Networking with such people throughout his years as assistant-trainer has certainly come in handy today, but nothing comes close to the training legacy from the man who brought him to Singapore and he helped saddle around 500 winners all-up.

“I’m so grateful to Cliff. I can’t thank him enough for continuing to recommend me and pushing for me to get my trainer’s licence,” said Fitzsimmons who became assistant-trainer to Brown in March 2014.

“I wouldn’t have done it without him. I was lucky enough to have worked for Cliff for 12 years and to have learned from the best.

“He’s also been a great mentor and friend to me and continues to be, not just with work-related issues but also for his personal guidance and I will forever be grateful.”

So, will Kranji see the underling become some sort of a clone of his master’s, or will he spread his wings and paddle his own canoe?

“I have a blueprint and I’ll just have to follow it. But I’ll also be my own man, change a few things, but I won’t be changing a lot because I know what works here,” said Fitzsimmons who boasts other big names from the Australian racing industry as mentors before Brown, namely Bart Cummings, Lloyd Williams, Greg Eurell and Jim Conlan.

“The process of getting my licence probably started two and a half years ago but I’ve been working towards this for 20 years. This was the aim of all the blood, sweat and tears.

“Probably after a couple of years I’ve been here, I knew this is where I wanted to train. If it hadn’t worked out, I could have looked to training at home, but I’m so glad I can train here.

“For a trainer, it’s probably the best place in the world to train. I’d like to thank Alan Ow (Vice President of Racing) and the whole Singapore Turf Club for their support and confidence in me and in giving me a licence.
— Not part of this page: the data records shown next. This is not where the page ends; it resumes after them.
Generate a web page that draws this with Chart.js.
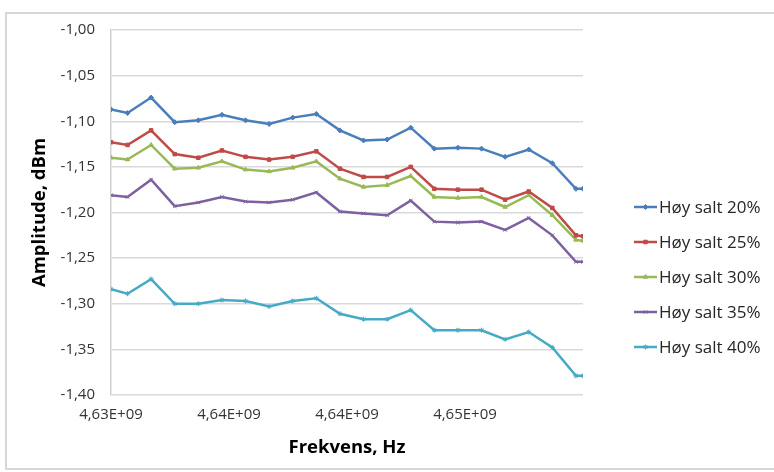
<!DOCTYPE html>
<html>
<head>
<meta charset="utf-8">
<script src="https://cdn.jsdelivr.net/npm/chart.js@4/dist/chart.umd.min.js"></script>
<style>
  html, body { margin: 0; padding: 0; background: #ffffff; }
  #wrap { width: 774px; height: 472px; position: relative; }
</style>
</head>
<body>
<div id="wrap"><canvas id="c" width="774" height="472"></canvas></div>
<script>
// Frequencies (Hz)
const freqs = [4.6300e9, 4.6307e9, 4.6317e9, 4.6327e9, 4.6337e9, 4.6347e9, 4.6357e9, 4.6367e9,
               4.6377e9, 4.6387e9, 4.6397e9, 4.6407e9, 4.6417e9, 4.6427e9, 4.6437e9, 4.6447e9,
               4.6457e9, 4.6467e9, 4.6477e9, 4.6487e9, 4.6497e9, 4.6500e9];

const seriesNames = ['Høy salt 20%', 'Høy salt 25%', 'Høy salt 30%', 'Høy salt 35%', 'Høy salt 40%'];

const salt20 = [-1.087, -1.091, -1.074, -1.101, -1.099, -1.093, -1.099, -1.103, -1.096, -1.092, -1.110,
                -1.121, -1.120, -1.107, -1.130, -1.129, -1.130, -1.139, -1.131, -1.146, -1.174, -1.174];
const salt25 = [-1.123, -1.126, -1.110, -1.136, -1.140, -1.132, -1.139, -1.142, -1.139, -1.133, -1.152,
                -1.161, -1.161, -1.150, -1.174, -1.175, -1.175, -1.186, -1.177, -1.195, -1.225, -1.226];
const salt30 = [-1.140, -1.142, -1.126, -1.152, -1.151, -1.144, -1.153, -1.155, -1.151, -1.144, -1.163,
                -1.172, -1.170, -1.160, -1.183, -1.184, -1.183, -1.194, -1.181, -1.203, -1.230, -1.231];
const salt35 = [-1.181, -1.183, -1.164, -1.193, -1.189, -1.183, -1.188, -1.189, -1.186, -1.178, -1.199,
                -1.201, -1.203, -1.187, -1.210, -1.211, -1.210, -1.219, -1.206, -1.225, -1.254, -1.254];
const salt40 = [-1.284, -1.289, -1.273, -1.300, -1.300, -1.296, -1.297, -1.303, -1.297, -1.294, -1.311,
                -1.317, -1.317, -1.307, -1.329, -1.329, -1.329, -1.339, -1.331, -1.348, -1.379, -1.379];

const yTicks = [-1.40, -1.35, -1.30, -1.25, -1.20, -1.15, -1.10, -1.05, -1.00];
const xTicks = [4.630e9, 4.635e9, 4.640e9, 4.645e9, 4.650e9];

const colors = ['#4A7EBB', '#BE4B48', '#98B954', '#7D60A0', '#46AAC5'];
const markers = ['rectRot', 'rect', 'triangle', 'crossRot', 'star'];
const allSeries = [salt20, salt25, salt30, salt35, salt40];

const FONT = '"Open Sans", Lato, sans-serif';

const datasets = allSeries.map((vals, i) => ({
  label: seriesNames[i],
  data: vals.map((v, k) => ({ x: freqs[k], y: v })),
  showLine: true,
  borderColor: colors[i],
  backgroundColor: colors[i],
  borderWidth: 2.5,
  pointStyle: markers[i],
  pointRadius: 2.5,
  pointBorderWidth: 1,
  pointBackgroundColor: colors[i],
  pointBorderColor: colors[i],
  tension: 0
}));

const framePlugin = {
  id: 'frame',
  beforeDraw(chart) {
    const ctx = chart.ctx;
    ctx.save();
    ctx.fillStyle = '#ffffff';
    ctx.fillRect(0, 0, chart.width, chart.height);
    ctx.strokeStyle = '#d6d6d6';
    ctx.lineWidth = 2;
    ctx.strokeRect(6, 13, chart.width + 10, chart.height - 16);
    ctx.restore();
  }
};

const legendPlugin = {
  id: 'excelLegend',
  afterDraw(chart) {
    const ctx = chart.ctx;
    ctx.save();
    const x0 = 634, x1 = 657, tx = 659;
    const y0 = 207, dy = 35;
    chart.data.datasets.forEach((ds, i) => {
      const y = y0 + i * dy;
      ctx.strokeStyle = ds.borderColor;
      ctx.fillStyle = ds.borderColor;
      ctx.lineWidth = 2.5;
      ctx.beginPath();
      ctx.moveTo(x0, y);
      ctx.lineTo(x1, y);
      ctx.stroke();
      ctx.lineWidth = 1;
      Chart.helpers.drawPoint(ctx, {
        pointStyle: ds.pointStyle, radius: 2.5, borderWidth: 1
      }, (x0 + x1) / 2, y);
      ctx.fillStyle = '#262626';
      ctx.font = '17px ' + FONT;
      ctx.textAlign = 'left';
      ctx.textBaseline = 'middle';
      ctx.fillText(ds.label, tx, y + 1);
    });
    ctx.restore();
  }
};

new Chart(document.getElementById('c'), {
  type: 'scatter',
  data: { datasets },
  plugins: [framePlugin, legendPlugin],
  options: {
    responsive: false,
    devicePixelRatio: 1,
    animation: false,
    layout: { padding: { left: 25, right: 191, top: 30, bottom: 9 } },
    plugins: {
      legend: { display: false },
      tooltip: { enabled: false }
    },
    scales: {
      x: {
        type: 'linear',
        min: xTicks[0],
        max: xTicks[xTicks.length - 1],
        afterBuildTicks(scale) { scale.ticks = xTicks.map(v => ({ value: v })); },
        afterFit(scale) { scale.height = 68; },
        grid: { display: false, drawTicks: false },
        border: { display: false },
        ticks: {
          autoSkip: false,
          maxRotation: 0,
          padding: 11,
          color: '#333333',
          font: { family: FONT, size: 15 },
          callback(v, idx) {
            if (idx === xTicks.length - 1) return '';
            const m = Math.round(v / 1e7) / 100;
            return m.toFixed(2).replace('.', ',') + 'E+09';
          }
        },
        title: {
          display: true,
          text: 'Frekvens, Hz',
          color: '#000000',
          font: { family: FONT, size: 18.5, weight: 'bold' },
          padding: { top: 0, bottom: 4 }
        }
      },
      y: {
        min: yTicks[0],
        max: yTicks[yTicks.length - 1],
        afterBuildTicks(scale) { scale.ticks = yTicks.map(v => ({ value: v })); },
        afterFit(scale) { scale.width = 86; },
        grid: { color: '#d9d9d9', lineWidth: 1.5, drawTicks: false },
        border: { display: true, color: '#d0d0d0', width: 1.5 },
        ticks: {
          padding: 16,
          color: '#333333',
          font: { family: FONT, size: 15 },
          callback(v) { return v.toFixed(2).replace('.', ','); }
        },
        title: {
          display: true,
          text: 'Amplitude, dBm',
          color: '#000000',
          font: { family: FONT, size: 18.5, weight: 'bold' },
          padding: { top: 4, bottom: 0 }
        }
      }
    }
  }
});
</script>
</body>
</html>
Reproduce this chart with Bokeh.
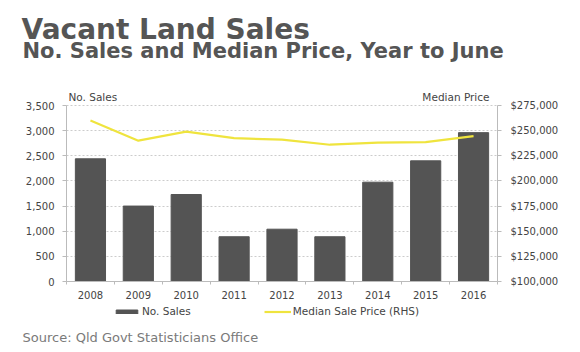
from bokeh.plotting import figure
from bokeh.models import (LinearAxis, Range1d, NumeralTickFormatter, FixedTicker,
                          SingleIntervalTicker, Label, Legend, LegendItem, ColumnDataSource, Grid)
from bokeh.embed import file_html
from bokeh.resources import INLINE

years = ["2008", "2009", "2010", "2011", "2012", "2013", "2014", "2015", "2016"]
sales = [2440, 1500, 1730, 890, 1040, 890, 1975, 2400, 2960]
median_price = [260000, 240000, 249000, 242500, 241000, 236000, 238000, 238500, 244500]

title_text = "Vacant Land Sales"
subtitle_text = "No. Sales and Median Price, Year to June"
source_text = "Source: Qld Govt Statisticians Office"
left_title = "No. Sales"
right_title = "Median Price"
bar_name = "No. Sales"
line_name = "Median Sale Price (RHS)"

W, H = 580, 352
# plot-area placement on the canvas (pixels)
PL, PR, PT, PB = 66, 497, 105, 281
n = len(years)
xpos = list(range(n))
src = ColumnDataSource(dict(x=xpos, sales=sales, price=median_price))

ppu_x = (PR - PL) / n
x0 = -0.5 - PL / ppu_x
x1 = x0 + W / ppu_x
s_lo, s_hi = 0, 3500
ppu_s = (PB - PT) / (s_hi - s_lo)
y0 = s_lo - (H - PB) / ppu_s
y1 = s_lo + PB / ppu_s
p_lo, p_hi = 100000, 275000
ppu_p = (PB - PT) / (p_hi - p_lo)
py0 = p_lo - (H - PB) / ppu_p
py1 = p_lo + PB / ppu_p

p = figure(width=W, height=H, x_range=Range1d(x0, x1), y_range=Range1d(y0, y1),
           output_backend="svg", toolbar_location=None,
           x_axis_location=None, y_axis_location=None,
           min_border=0, min_border_left=0, min_border_right=0,
           min_border_top=0, min_border_bottom=0)
p.outline_line_color = None
p.background_fill_color = "white"
p.border_fill_color = "white"
p.xgrid.visible = False
p.ygrid.visible = False
p.extra_y_ranges = {"price": Range1d(py0, py1)}

tick_font = "DejaVu Sans"
tick_color = "#444444"
axis_color = "#bbbbbb"

left_ticker = SingleIntervalTicker(interval=500)
grid = Grid(dimension=1, ticker=left_ticker, bounds=(s_lo, s_hi),
            cross_bounds=(-0.5, n - 0.5),
            grid_line_color="#cccccc", grid_line_dash="2 2", grid_line_width=1)
p.add_layout(grid)

bars = p.vbar(x="x", top="sales", width=0.63, source=src, color="#545454")
line = p.line(x="x", y="price", source=src, y_range_name="price",
              line_color="#efe43e", line_width=2.2)

def style(ax):
    ax.axis_line_color = axis_color
    ax.major_tick_line_color = axis_color
    ax.major_tick_out = 4
    ax.major_tick_in = 0
    ax.minor_tick_line_color = None
    ax.major_label_text_font = tick_font
    ax.major_label_text_font_size = "10px"
    ax.major_label_text_color = tick_color

la = LinearAxis(ticker=left_ticker, formatter=NumeralTickFormatter(format="0,0"),
                fixed_location=-0.5, bounds=(s_lo, s_hi))
style(la)
la.major_label_standoff = 8
p.add_layout(la, "left")

ra = LinearAxis(y_range_name="price", ticker=SingleIntervalTicker(interval=25000),
                formatter=NumeralTickFormatter(format="$0,0"),
                fixed_location=n - 0.5, bounds=(p_lo, p_hi))
style(ra)
ra.major_label_standoff = 9
p.add_layout(ra, "right")

xa = LinearAxis(ticker=FixedTicker(ticks=xpos, minor_ticks=[i - 0.5 for i in range(n + 1)]),
                fixed_location=s_lo, bounds=(-0.5, n - 0.5),
                major_label_overrides={i: y for i, y in enumerate(years)})
style(xa)
xa.major_tick_line_color = None
xa.minor_tick_line_color = axis_color
xa.minor_tick_out = 3
xa.minor_tick_in = 0
xa.major_label_standoff = 5
p.add_layout(xa, "below")

def lab(text, cx, cy, size, color, style="normal", font="DejaVu Sans", align="left"):
    l = Label(x=cx, y=H - cy, x_units="screen", y_units="screen", text=text,
              text_font=font, text_font_size=size, text_color=color,
              text_font_style=style, text_align=align, text_baseline="alphabetic")
    p.add_layout(l)
    return l

lab(title_text, 21, 29, "28px", "#555555", "bold")
lab(subtitle_text, 22, 50, "21px", "#555555", "bold")
lab(source_text, 22, 337, "13px", "#7a7a7a")
lab(left_title, 68, 96, "10.5px", tick_color)
lab(right_title, 489, 96, "10.5px", tick_color, align="right")

legend = Legend(items=[LegendItem(label=bar_name, renderers=[bars]),
                       LegendItem(label=line_name, renderers=[line])],
                orientation="horizontal", location=(113, 35),
                label_text_font=tick_font, label_text_font_size="10.5px",
                label_text_color=tick_color, border_line_color=None,
                background_fill_alpha=0, spacing=73, glyph_width=27, glyph_height=5,
                label_height=12, label_standoff=2, padding=0, margin=0)
p.add_layout(legend, "center")

open("out.html", "w").write(file_html(p, INLINE))
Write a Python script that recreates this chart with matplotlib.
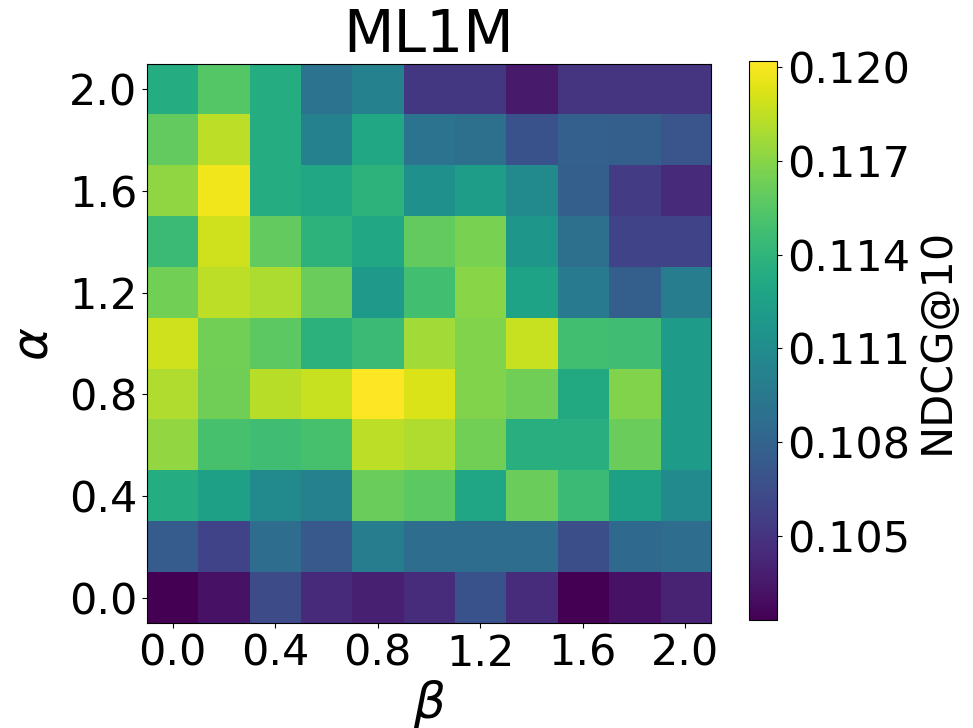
import numpy as np
import matplotlib
matplotlib.use("Agg")
import matplotlib.pyplot as plt

alphas = [0.0, 0.2, 0.4, 0.6, 0.8, 1.0, 1.2, 1.4, 1.6, 1.8, 2.0]
betas = [0.0, 0.2, 0.4, 0.6, 0.8, 1.0, 1.2, 1.4, 1.6, 1.8, 2.0]

# NDCG@10, rows = alpha (0.0 .. 2.0), cols = beta (0.0 .. 2.0)
ndcg_a00 = [0.1023, 0.1032, 0.1064, 0.1044, 0.1039, 0.1046, 0.1068, 0.1046, 0.1023, 0.1032, 0.1041]
ndcg_a02 = [0.1075, 0.1059, 0.1087, 0.1073, 0.1098, 0.1087, 0.1087, 0.1087, 0.1066, 0.1084, 0.1087]
ndcg_a04 = [0.1134, 0.1125, 0.1109, 0.1102, 0.1161, 0.1157, 0.1129, 0.1161, 0.1145, 0.1125, 0.1109]
ndcg_a06 = [0.1173, 0.1150, 0.1147, 0.1150, 0.1184, 0.1181, 0.1164, 0.1136, 0.1136, 0.1161, 0.1121]
ndcg_a08 = [0.1181, 0.1163, 0.1183, 0.1187, 0.1202, 0.1192, 0.1168, 0.1163, 0.1132, 0.1168, 0.1121]
ndcg_a10 = [0.1189, 0.1164, 0.1157, 0.1138, 0.1145, 0.1177, 0.1168, 0.1187, 0.1148, 0.1147, 0.1121]
ndcg_a12 = [0.1164, 0.1184, 0.1180, 0.1161, 0.1120, 0.1148, 0.1170, 0.1127, 0.1096, 0.1077, 0.1098]
ndcg_a14 = [0.1145, 0.1189, 0.1159, 0.1139, 0.1130, 0.1159, 0.1166, 0.1118, 0.1089, 0.1059, 0.1059]
ndcg_a16 = [0.1172, 0.1198, 0.1134, 0.1130, 0.1139, 0.1113, 0.1123, 0.1109, 0.1077, 0.1055, 0.1044]
ndcg_a18 = [0.1159, 0.1184, 0.1134, 0.1102, 0.1130, 0.1091, 0.1089, 0.1068, 0.1078, 0.1077, 0.1070]
ndcg_a20 = [0.1134, 0.1155, 0.1134, 0.1091, 0.1102, 0.1052, 0.1052, 0.1036, 0.1050, 0.1050, 0.1050]

tick_vals = [0.0, 0.4, 0.8, 1.2, 1.6, 2.0]
tick_labels = ["0.0", "0.4", "0.8", "1.2", "1.6", "2.0"]
cbar_ticks = [0.105, 0.108, 0.111, 0.114, 0.117, 0.120]
cbar_labels = ["0.105", "0.108", "0.111", "0.114", "0.117", "0.120"]

grid = np.array([ndcg_a00, ndcg_a02, ndcg_a04, ndcg_a06, ndcg_a08, ndcg_a10,
                 ndcg_a12, ndcg_a14, ndcg_a16, ndcg_a18, ndcg_a20])

fig = plt.figure(figsize=(9.73, 7.28), dpi=100)
ax = fig.add_axes([0.151, 0.1442, 0.5797, 0.768])
cax = fig.add_axes([0.7698, 0.1484, 0.0288, 0.768])

step = betas[1] - betas[0]
im = ax.imshow(grid, cmap="viridis", origin="lower", aspect="auto",
               interpolation="nearest",
               extent=[betas[0] - step / 2, betas[-1] + step / 2,
                       alphas[0] - step / 2, alphas[-1] + step / 2])

ax.set_xticks(tick_vals)
ax.set_xticklabels(tick_labels)
ax.set_yticks(tick_vals)
ax.set_yticklabels(tick_labels)
ax.tick_params(labelsize=31)
ax.set_title("ML1M", fontsize=42, pad=8)
ax.set_xlabel(r"$\beta$", fontsize=36, labelpad=2)
ax.set_ylabel(r"$\alpha$", fontsize=36, labelpad=8)

cb = fig.colorbar(im, cax=cax)
cb.set_ticks(cbar_ticks)
cb.set_ticklabels(cbar_labels)
cb.ax.tick_params(labelsize=31)
cb.set_label("NDCG@10", fontsize=31, labelpad=4)

fig.savefig("out.png", dpi=100)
It’s great for the Club to give me the opportunity.

“I’d also like to thank my family, my mother and father, my wife Joan and my children, JJ, Joyce and Julian, I couldn’t have done it without their support.

“I got into racing when I was 17, and I’m not from a racing background. So, for my mum and dad, it was a little bit strange, but after 20 years of hard work, I’m finally where I want to be.

“I’m really excited about the future of the Singapore Turf Club. The Club is heading in the right direction and I’m so glad to be part of it.”